_Raw records_
»»

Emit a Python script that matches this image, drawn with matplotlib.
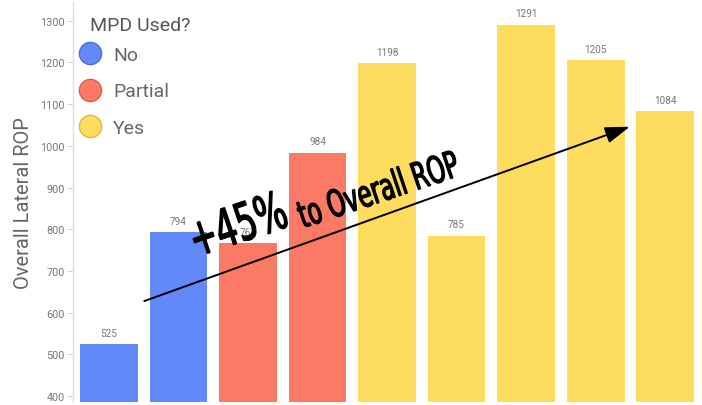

««
»»

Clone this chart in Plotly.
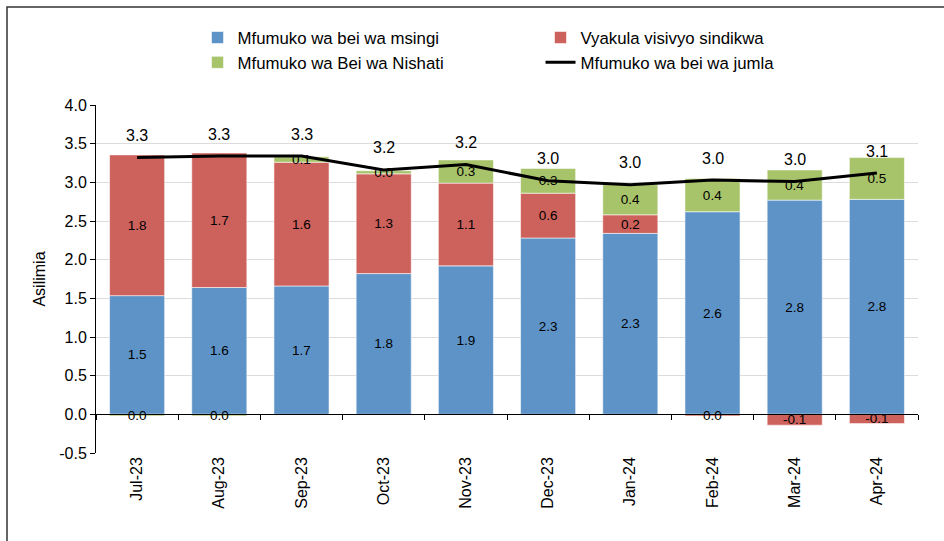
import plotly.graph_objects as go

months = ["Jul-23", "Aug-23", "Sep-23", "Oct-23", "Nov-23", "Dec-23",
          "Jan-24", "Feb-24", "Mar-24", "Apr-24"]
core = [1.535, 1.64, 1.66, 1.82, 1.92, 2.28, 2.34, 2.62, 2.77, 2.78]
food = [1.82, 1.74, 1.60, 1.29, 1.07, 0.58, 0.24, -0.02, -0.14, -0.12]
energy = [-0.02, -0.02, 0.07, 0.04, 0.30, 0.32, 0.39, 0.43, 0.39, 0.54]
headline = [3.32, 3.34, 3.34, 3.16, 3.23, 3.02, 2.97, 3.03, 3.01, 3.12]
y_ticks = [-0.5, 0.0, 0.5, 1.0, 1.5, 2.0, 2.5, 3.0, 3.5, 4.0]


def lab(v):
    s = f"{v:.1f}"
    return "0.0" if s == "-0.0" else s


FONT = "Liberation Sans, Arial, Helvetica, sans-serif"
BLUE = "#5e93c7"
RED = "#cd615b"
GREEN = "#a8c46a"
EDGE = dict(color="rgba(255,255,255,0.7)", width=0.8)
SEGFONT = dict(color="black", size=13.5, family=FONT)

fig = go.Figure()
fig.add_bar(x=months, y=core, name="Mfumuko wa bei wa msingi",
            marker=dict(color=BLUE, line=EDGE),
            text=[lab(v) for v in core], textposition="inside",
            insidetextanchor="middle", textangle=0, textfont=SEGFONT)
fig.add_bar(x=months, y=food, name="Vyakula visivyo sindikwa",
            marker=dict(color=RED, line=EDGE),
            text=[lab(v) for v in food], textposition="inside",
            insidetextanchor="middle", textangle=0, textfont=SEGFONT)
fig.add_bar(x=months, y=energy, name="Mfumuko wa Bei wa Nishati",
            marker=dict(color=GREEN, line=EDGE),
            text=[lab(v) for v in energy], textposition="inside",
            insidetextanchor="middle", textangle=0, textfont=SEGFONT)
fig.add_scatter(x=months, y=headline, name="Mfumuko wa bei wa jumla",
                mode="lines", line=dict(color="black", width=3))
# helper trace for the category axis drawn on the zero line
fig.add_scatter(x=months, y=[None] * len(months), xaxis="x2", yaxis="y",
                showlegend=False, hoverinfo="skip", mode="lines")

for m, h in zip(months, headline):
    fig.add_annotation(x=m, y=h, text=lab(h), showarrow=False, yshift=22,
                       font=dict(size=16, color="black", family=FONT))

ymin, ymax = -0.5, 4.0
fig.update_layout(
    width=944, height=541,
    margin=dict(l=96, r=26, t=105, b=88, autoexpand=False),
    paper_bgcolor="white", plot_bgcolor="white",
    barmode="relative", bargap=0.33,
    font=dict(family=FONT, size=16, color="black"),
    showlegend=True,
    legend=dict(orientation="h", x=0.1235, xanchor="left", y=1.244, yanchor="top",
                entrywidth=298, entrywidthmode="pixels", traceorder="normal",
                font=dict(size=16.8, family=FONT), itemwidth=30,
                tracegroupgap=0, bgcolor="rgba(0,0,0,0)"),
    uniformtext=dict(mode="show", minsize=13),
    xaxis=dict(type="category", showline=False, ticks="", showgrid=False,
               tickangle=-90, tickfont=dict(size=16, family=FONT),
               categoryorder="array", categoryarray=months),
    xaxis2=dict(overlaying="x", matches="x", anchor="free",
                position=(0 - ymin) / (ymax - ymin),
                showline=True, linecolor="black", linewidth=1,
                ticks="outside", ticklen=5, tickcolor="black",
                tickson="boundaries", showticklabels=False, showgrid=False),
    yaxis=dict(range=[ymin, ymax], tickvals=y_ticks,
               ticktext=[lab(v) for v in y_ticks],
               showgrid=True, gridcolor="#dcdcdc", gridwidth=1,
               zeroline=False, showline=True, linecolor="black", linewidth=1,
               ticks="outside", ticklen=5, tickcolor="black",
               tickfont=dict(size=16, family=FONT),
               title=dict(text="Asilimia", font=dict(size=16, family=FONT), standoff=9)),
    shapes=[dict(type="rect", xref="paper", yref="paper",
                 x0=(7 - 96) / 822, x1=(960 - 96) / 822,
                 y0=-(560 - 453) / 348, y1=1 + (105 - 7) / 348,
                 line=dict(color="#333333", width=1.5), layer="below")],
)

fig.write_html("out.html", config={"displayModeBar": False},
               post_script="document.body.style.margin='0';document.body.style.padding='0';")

««

Using the listing above, gather each line that holds the string "this" and copy it.

Emit a Python script that matches this image, drawn with matplotlib.
Clone this chart in Plotly.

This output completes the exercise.